Durant sa première année à la NFA en 2011, il réalise « Human », un petit film d’une toute autre facture. Plutôt esthétique, tourné en noir et blanc, mêlant gros plans et plans moyens d’un jeune homme, beau, bien sous tous rapports et s’exprimant avec son corps. Produit hybride dans la jeune carrière cinématographique de son auteur, le film traite de solitude malgré tout. Perdu dans un espace-temps, l’individu tente de combattre l’inertie par le mouvement, la danse, la boxe ou encore la prière. Quelle réponse idéale attend-on d’un homme qui pense face au vide existentiel ? Aucune, et en quelque sorte « Human » pourrait en être une.
« My Funny Valentine » est une déclaration d’amour à l’Exclusion, au Blues et à l’Art. Il s’agit en fait d’un exercice de deuxième année (il fallait réaliser un documentaire de 10 minutes sur base d’une matière de 50 minutes tournées en 16mm) où à nouveau Hendrikx choisit la voie de l’originalité et de la profondeur pour dépeindre l’univers de Stefan Aukes, un drogué qui bénéficie d’un programme gouvernemental lui permettant la consommation de drogue surveillée. Mais Stefan est surtout un artiste dont les dessins laissent transparaître une douce folie et un monde intérieur intense. Comme si cette intériorité lui échappait, Guido Hendrikx la poursuit de très près, scrutant le moindre détail du visage de Aukes, de ses dessins aussi. Aux images vidéo se mêlent des instantanés réalisés par le dessinateur lui-même représentant ce que le spectateur ne pourra voir (les prises de drogues surtout). « My Funny Valentine » se retrouve sans cesse à la lisière du rêve et de la réalité comme si la personnalité de l’artiste poussait Hendrikx à rester dans un intermédiaire complexe. Entre Miles Davis et « La Vita e Bella », s’impose le fouillis intérieur de Stefan Aukes, un lieu où, comme une chambre d’ado, traînent de vieux albums photos, des lettres lues maintes fois et des cassettes aux solos de guitares légendaires. Entre Aukes et Hendrikx, il ne semble plus y avoir de distance, il y a juste un lien et un même intérêt pour les émotions fortes.
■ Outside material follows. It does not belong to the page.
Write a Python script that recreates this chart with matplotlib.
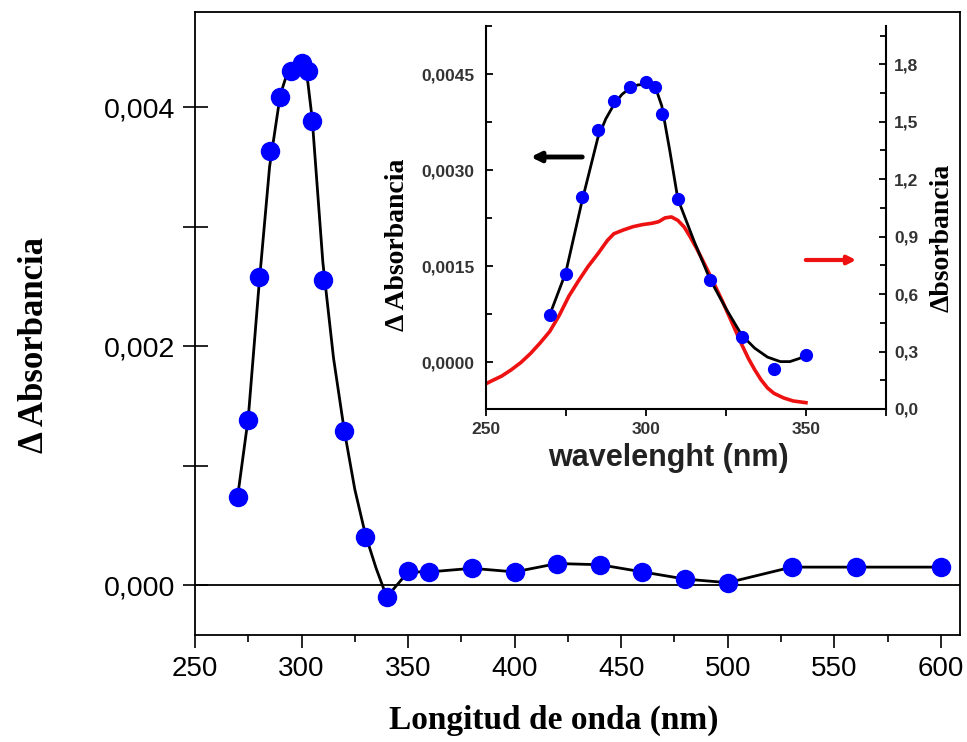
import matplotlib
matplotlib.use("Agg")
import matplotlib.pyplot as plt
from matplotlib.ticker import FuncFormatter, MultipleLocator

# ---------------- data ----------------
# measured points (nm, delta absorbance)
pts_wl = [270, 275, 280, 285, 290, 295, 300, 303, 305, 310, 320, 330, 340,
          350, 360, 380, 400, 420, 440, 460, 480, 500, 530, 560, 600]
pts_val = [0.00074, 0.00138, 0.00258, 0.00363, 0.00408, 0.00430, 0.00437,
           0.00430, 0.00388, 0.00255, 0.00129, 0.00040, -0.00010,
           0.000117, 0.00011, 0.00014, 0.00011, 0.00018, 0.00017, 0.00011,
           0.00005, 0.00002, 0.00015, 0.00015, 0.00015]

# black guide curve of the main plot
main_line_wl = [270, 275, 280, 285, 287.5, 290, 292.5, 295, 297.5, 300, 301.5,
                303, 305, 310, 315, 320, 325, 330, 335, 340, 350, 360, 380,
                400, 420, 440, 460, 480, 500, 530, 560, 600]
main_line_val = [0.00074, 0.0014, 0.0025, 0.0035, 0.0038, 0.0041, 0.00424,
                 0.00433, 0.00438, 0.0044, 0.00436, 0.0042, 0.0039, 0.0027,
                 0.0019, 0.0013, 0.0008, 0.00042, 0.00014, -0.0001, 0.00011,
                 0.00011, 0.00014, 0.00011, 0.00018, 0.00017, 0.00011,
                 0.00005, 0.00002, 0.00015, 0.00015, 0.00015]

# black fitted curve of the inset
inset_line_wl = [270, 275, 280, 285, 287.5, 290, 292.5, 295, 297.5, 300, 302,
                 303.5, 305, 307.5, 310, 315, 320, 325, 330, 334, 338, 342,
                 345, 348, 350]
inset_line_val = [0.00074, 0.0014, 0.0025, 0.0035, 0.0038, 0.00402, 0.00418,
                  0.00428, 0.00433, 0.00434, 0.00431, 0.00422, 0.0040,
                  0.0033, 0.00255, 0.0019, 0.0013, 0.00084, 0.00042, 0.00022,
                  0.00008, 0.00001, 0.00001, 0.00006, 0.000114]

# red absorbance spectrum (right axis of inset)
abs_wl = [250, 252, 255, 258, 261, 264, 267, 270, 273, 276, 279, 282, 285,
          288, 290, 293, 296, 299, 302, 304, 306, 308, 310, 312, 314, 316,
          318, 320, 322, 324, 326, 328, 330, 332, 334, 336, 338, 340, 343,
          346, 350]
abs_val = [0.131, 0.148, 0.172, 0.205, 0.243, 0.290, 0.345, 0.405, 0.490,
           0.590, 0.670, 0.745, 0.810, 0.880, 0.915, 0.935, 0.952, 0.963,
           0.970, 0.978, 0.998, 1.003, 0.985, 0.950, 0.895, 0.834, 0.768,
           0.700, 0.630, 0.560, 0.485, 0.410, 0.335, 0.265, 0.205, 0.152,
           0.110, 0.082, 0.058, 0.042, 0.033]

main_xticks = [250, 300, 350, 400, 450, 500, 550, 600]
main_yticks = [0.000, 0.002, 0.004]
inset_xticks = [250, 300, 350]
inset_yticks = [0.0000, 0.0015, 0.0030, 0.0045]
inset_rticks = [0.0, 0.3, 0.6, 0.9, 1.2, 1.5, 1.8]

# ---------------- figure ----------------
W, H = 967, 742
fig = plt.figure(figsize=(W / 100, H / 100), dpi=100)
fig.patch.set_facecolor("white")

sans = ["Liberation Sans", "DejaVu Sans"]
narrow = ["Liberation Sans Narrow", "Liberation Sans", "DejaVu Sans"]
serif = ["Liberation Serif", "DejaVu Serif"]

def fx(px):
    return px / W

def fy(py):
    return 1 - py / H

# main axes
ax = fig.add_axes([fx(195), fy(635), fx(960) - fx(195), fy(12) - fy(635)])
ax.plot(main_line_wl, main_line_val, color="black", lw=2.0, zorder=3,
        solid_joinstyle="round")
ax.plot(pts_wl, pts_val, "o", color="#0000ff", ms=13, mec="#0000ff", zorder=4)
ax.axhline(0, color="black", lw=1.3, zorder=2)
ax.set_xlim(250, 609)
ax.set_ylim(-0.000418, 0.004795)
ax.set_xticks(main_xticks)
ax.xaxis.set_minor_locator(MultipleLocator(25))
ax.set_yticks(main_yticks)
ax.yaxis.set_minor_locator(MultipleLocator(0.001))
ax.yaxis.set_major_formatter(FuncFormatter(lambda v, p: f"{v:.3f}".replace(".", ",").replace("-0,000", "0,000")))
ax.tick_params(axis="x", which="major", direction="out", length=9, width=1.2, labelsize=20, pad=6)
ax.tick_params(axis="x", which="minor", direction="out", length=5, width=1.2)
ax.tick_params(axis="y", which="both", direction="inout", length=18, width=1.2, labelsize=20.5, pad=5)
for lab in ax.get_xticklabels() + ax.get_yticklabels():
    lab.set_family(sans)
for s in ax.spines.values():
    s.set_linewidth(1.3)

fig.text(fx(554), fy(720), "Longitud de onda (nm)", ha="center", va="center",
         fontsize=24, fontweight="bold", family=serif)
fig.text(fx(35), fy(345), "\u0394 Absorbancia", ha="center", va="center",
         rotation=90, fontsize=25, fontweight="bold", family=serif)

# inset axes
ai = fig.add_axes([fx(485.7), fy(409), fx(886) - fx(485.7), fy(26) - fy(409)])
ai.patch.set_facecolor("white")
ai.plot(inset_line_wl, inset_line_val, color="black", lw=2.0, zorder=3,
        solid_joinstyle="round")
ai.plot(pts_wl[:14], pts_val[:14], "o", color="#0000ff", ms=8.5, mec="#0000ff", zorder=4)
ai.set_xlim(250, 375)
ai.set_ylim(-0.00073, 0.00525)
ai.set_xticks(inset_xticks)
ai.xaxis.set_minor_locator(MultipleLocator(25))
ai.set_yticks(inset_yticks)
ai.yaxis.set_minor_locator(MultipleLocator(0.00075))
ai.yaxis.set_major_formatter(FuncFormatter(lambda v, p: f"{v:.4f}".replace(".", ",").replace("-0,0000", "0,0000")))
ai.spines["top"].set_visible(False)
ai.spines["right"].set_visible(False)
for s in ["left", "bottom"]:
    ai.spines[s].set_linewidth(1.5)
ai.tick_params(axis="x", which="major", direction="out", length=5, width=1.3, labelsize=12.5, pad=4)
ai.tick_params(axis="x", which="minor", direction="out", length=5, width=1.3)
ai.tick_params(axis="y", which="major", direction="in", length=5, width=1.3, labelsize=12.5, pad=8)
ai.tick_params(axis="y", which="minor", direction="in", length=4, width=1.3)

ar = ai.twinx()
ar.plot(abs_wl, abs_val, color="#ee1111", lw=2.6, zorder=2, solid_joinstyle="round")
ar.set_ylim(0, 2.0)
ar.set_yticks(inset_rticks)
ar.yaxis.set_minor_locator(MultipleLocator(0.15))
ar.yaxis.set_major_formatter(FuncFormatter(lambda v, p: f"{v:.1f}".replace(".", ",")))
ar.spines["top"].set_visible(False)
ar.spines["left"].set_visible(False)
ar.spines["bottom"].set_visible(False)
ar.spines["right"].set_linewidth(1.5)
ar.tick_params(axis="y", which="major", direction="in", length=5, width=1.3, labelsize=12.5, pad=6)
ar.tick_params(axis="y", which="minor", direction="in", length=4, width=1.3)
ai.set_zorder(ar.get_zorder() + 1)
ai.patch.set_visible(False)
ar.patch.set_facecolor("white")
ar.patch.set_visible(True)

for lab in ai.get_xticklabels() + ai.get_yticklabels() + ar.get_yticklabels():
    lab.set_family(narrow)
    lab.set_fontweight("bold")
    lab.set_color("#333333")

fig.text(fx(668), fy(458), "wavelenght (nm)", ha="center", va="center",
         fontsize=22, fontweight="bold", family=sans, color="#222222")
fig.text(fx(397), fy(245), "\u0394 Absorbancia", ha="center", va="center",
         rotation=90, fontsize=20, fontweight="bold", family=serif)
fig.text(fx(942), fy(238), "\u0394bsorbancia", ha="center", va="center",
         rotation=90, fontsize=20, fontweight="bold", family=serif)

# arrows
fig.add_artist(matplotlib.patches.FancyArrowPatch(
    (fx(585), fy(157)), (fx(528), fy(157)), transform=fig.transFigure,
    arrowstyle="-|>", mutation_scale=14, lw=3.5, color="black"))
fig.add_artist(matplotlib.patches.FancyArrowPatch(
    (fx(803), fy(260)), (fx(859), fy(260)), transform=fig.transFigure,
    arrowstyle="-|>", mutation_scale=12, lw=3.0, color="#ee1111"))

fig.savefig("out.png", dpi=100, facecolor="white")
En 2012, il y a eu 4823 refus de demandes d’asile aux Pays-Bas. Parmi eux, 1410 demandeurs furent escortés dans leur pays d’origine par la Maréchaussée royale. « Escort » est l’un des premiers films à montrer du côté des autorités les doutes et les incertitudes de ceux qui sont confrontés à la misère du monde. Durant trois semaines, Guido Hendrikx suit le programme d’entraînement des nouvelles recrues. De la salle de classe à la piste d’atterrissage, la caméra capte les émotions de deux protagonistes choisis pour la sensibilité dont ils font preuve. Opérant par opposition et contraste, le film ne juge pas directement mais pose question sur ces pratiques qui portent clairement atteinte à la dignité humaine.
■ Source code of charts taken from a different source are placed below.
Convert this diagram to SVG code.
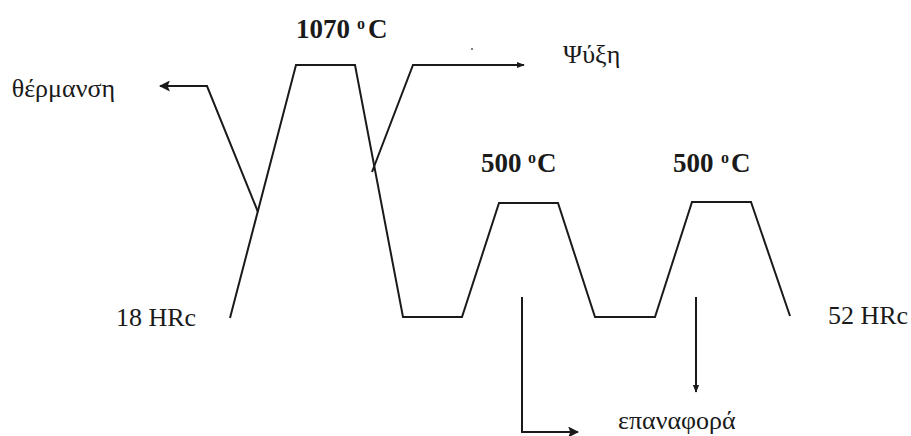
<svg xmlns="http://www.w3.org/2000/svg" width="911" height="436" viewBox="0 0 911 436">
<defs>
<style>
.ln{fill:none;stroke:#1a1a1a;stroke-width:2;stroke-linejoin:miter}
.t{font-family:"Liberation Serif","Times New Roman",serif;fill:#1a1a1a;font-size:26px}
.b{font-family:"Liberation Serif","Times New Roman",serif;fill:#1a1a1a;font-size:27px;font-weight:bold}
.sup{font-size:16px}
</style>
<marker id="ah" viewBox="0 0 10 10" refX="9" refY="5" markerWidth="5.5" markerHeight="5.5" orient="auto" markerUnits="strokeWidth">
<path d="M0,0 L10,5 L0,10 L2,5 z" fill="#1a1a1a"/>
</marker>
<marker id="ahs" viewBox="0 0 10 10" refX="9" refY="5" markerWidth="4" markerHeight="4" orient="auto" markerUnits="strokeWidth">
<path d="M0,1 L10,5 L0,9 z" fill="#1a1a1a"/>
</marker>
</defs>
<rect width="911" height="436" fill="#ffffff"/>
<g id="cycle">
<polyline class="ln" points="230,318 296,65 355,65 403,317 462,317 499,203 558,203 595,317 655,317 692,202 751,202 790,316"/>
</g>
<g id="connectors">
<polyline class="ln" points="258,212 207,86 160,86" marker-end="url(#ah)"/>
<polyline class="ln" points="372,172 413,65 524,65" marker-end="url(#ahs)"/>
<polyline class="ln" points="522,297 522,432 578,432" marker-end="url(#ah)"/>
<line class="ln" x1="696" y1="297" x2="696" y2="392" marker-end="url(#ahs)"/>
</g>
<g id="labels">
<text class="b" y="38"><tspan x="296">1070</tspan><tspan class="sup" x="357" y="29">o</tspan><tspan x="368" y="38">C</tspan></text>
<text class="b" y="172"><tspan x="481">500</tspan><tspan class="sup" x="528" y="163">o</tspan><tspan x="537" y="172">C</tspan></text>
<text class="b" y="172"><tspan x="673">500</tspan><tspan class="sup" x="721" y="163">o</tspan><tspan x="731" y="172">C</tspan></text>
<text class="t" x="115" y="97" text-anchor="end">θέρμανση</text>
<text class="t" x="563" y="63">Ψύξη</text>
<text class="t" x="116" y="326">18 HRc</text>
<text class="t" x="828" y="324">52 HRc</text>
<text class="t" x="618" y="429">επαναφορά</text>
<circle cx="472" cy="49" r="1" fill="#555"/>
</g>
</svg>
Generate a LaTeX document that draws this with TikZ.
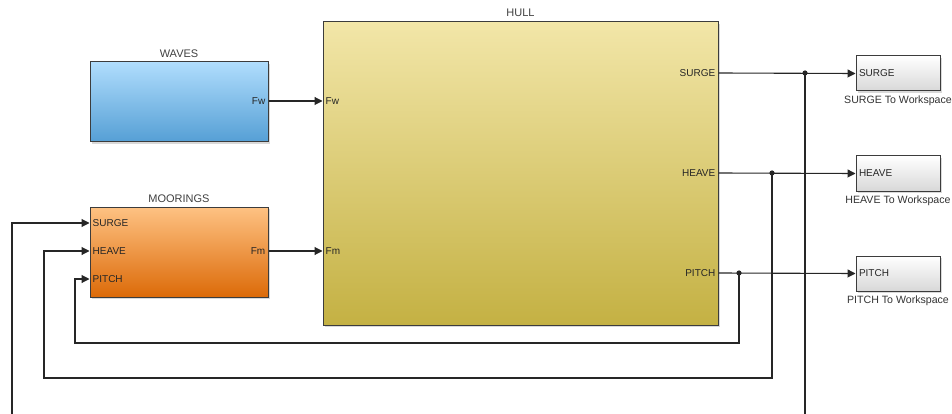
\documentclass[tikz,border=0pt]{standalone}
\usepackage{fontspec}
\setmainfont{Liberation Sans}
\usepackage{tikz}
\usetikzlibrary{positioning, arrows.meta, shadows}
\definecolor{wiregray}{HTML}{262626}
\definecolor{edgegray}{HTML}{3C3C3C}
\definecolor{wavetop}{HTML}{B0DDFD}
\definecolor{wavemid}{HTML}{A2D0F4}
\definecolor{wavebot}{HTML}{559FD5}
\definecolor{hulltop}{HTML}{F2E6A8}
\definecolor{hullmid}{HTML}{EEE1A0}
\definecolor{hullbot}{HTML}{C4B143}
\definecolor{moortop}{HTML}{FEC283}
\definecolor{moormid}{HTML}{F5AA62}
\definecolor{moorbot}{HTML}{DC6A08}
\definecolor{wsmid}{HTML}{F4F4F4}
\definecolor{wsbot}{HTML}{D8D8D8}
\tikzset{
    block/.style={rectangle, draw=edgegray, line width=1pt, minimum width=178pt, inner sep=0pt,
        drop shadow={shadow xshift=1.8pt, shadow yshift=-1.8pt, opacity=0.3}},
    waves/.style={block, top color=wavetop, middle color=wavemid, bottom color=wavebot, minimum height=80pt},
    moor/.style={block, top color=moortop, middle color=moormid, bottom color=moorbot, minimum height=90pt},
    hull/.style={block, top color=hulltop, middle color=hullmid, bottom color=hullbot, minimum width=395pt, minimum height=303pt},
    wsbox/.style={block, top color=white, middle color=wsmid, bottom color=wsbot, minimum width=84pt, minimum height=35pt,
        text width=78pt, align=left, inner xsep=3pt, font=\fontsize{10}{12}\selectfont, text=black!85},
    title/.style={font=\fontsize{11}{13}\selectfont, text=black!75, inner sep=1pt},
    port/.style={font=\fontsize{10}{12}\selectfont, text=black!85, inner sep=3pt},
    caption/.style={font=\fontsize{10.6}{12}\selectfont, text=black!80, inner sep=2pt},
    wire/.style={draw=wiregray, line width=1.1pt},
    sig/.style={wire, -{Triangle[length=8pt, width=8pt]}},
    tap/.style={fill=wiregray},
}
\begin{document}
\begin{tikzpicture}[x=1pt, y=-1pt]
    \useasboundingbox (0,0) rectangle (952,414);
    % blocks
    \node [waves] (waves) at (179,102) {};
    \node [moor] (moorings) at (179,252) {};
    \node [hull] (hull) at (520.5,173.5) {};
    \node [title, above=3pt of waves] {WAVES};
    \node [title, above=3pt of moorings] {MOORINGS};
    \node [title, above=4pt of hull] {HULL};
    % ports
    \node [port, anchor=east] (wfw) at (waves.east |- 0,101) {Fw};
    \node [port, anchor=east] (mfm) at (moorings.east |- 0,251) {Fm};
    \node [port, anchor=west] (ms) at (moorings.west |- 0,223) {SURGE};
    \node [port, anchor=west] (mh) at (moorings.west |- 0,251) {HEAVE};
    \node [port, anchor=west] (mp) at (moorings.west |- 0,279) {PITCH};
    \node [port, anchor=west] (hfw) at (hull.west |- 0,101) {Fw};
    \node [port, anchor=west] (hfm) at (hull.west |- 0,251) {Fm};
    \node [port, anchor=east] (hs) at (hull.east |- 0,73) {SURGE};
    \node [port, anchor=east] (hh) at (hull.east |- 0,173) {HEAVE};
    \node [port, anchor=east] (hp) at (hull.east |- 0,273) {PITCH};
    % to workspace
    \node [wsbox] (wss) at (898,73.5) {SURGE};
    \node [wsbox] (wsh) at (898,173.5) {HEAVE};
    \node [wsbox] (wsp) at (898,273.5) {PITCH};
    \node [caption, below=2pt of wss] {SURGE To Workspace};
    \node [caption, below=2pt of wsh] {HEAVE To Workspace};
    \node [caption, below=2pt of wsp] {PITCH To Workspace};
    % signal lines
    \draw [sig] (wfw.east) -- (hfw.west);
    \draw [sig] (mfm.east) -- (hfm.west);
    \draw [sig] (hs.east) -- (wss.west);
    \draw [sig] (hh.east) -- (wsh.west);
    \draw [sig] (hp.east) -- (wsp.west);
    % feedback to moorings
    \coordinate (surgetap) at (805,73);
    \coordinate (heavetap) at (772,173);
    \coordinate (pitchtap) at (739,273);
    \coordinate (surgeloop) at (12,440);
    \coordinate (heaveloop) at (44,378);
    \coordinate (pitchloop) at (75,343);
    \draw [sig] (surgetap) |- (surgeloop) |- (ms.west);
    \draw [sig] (heavetap) |- (heaveloop) |- (mh.west);
    \draw [sig] (pitchtap) |- (pitchloop) |- (mp.west);
    \foreach \t in {surgetap, heavetap, pitchtap}
        \fill [tap] (\t) circle (2.6pt);
\end{tikzpicture}
\end{document}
Le court métrage permet également de mettre en avant les contradictions du discours politique théorique lorsqu’il est appliqué. Ce qui marque ici c’est le sentiment d’impuissance physique mais aussi psychologique face à une décision prise dans un tribunal. La démultiplication du regard par le biais de la caméra d’Hendrikx ou encore des caméras de surveillance dans l’isoloir d’un aéroport fragilise la notion de vérité et de justice. Qui a raison ? Qui a tort ? Peu importe, car pour l’heure la question est de savoir comment escorter dignement une personne menottée et immobilisée dans un manchon de corps.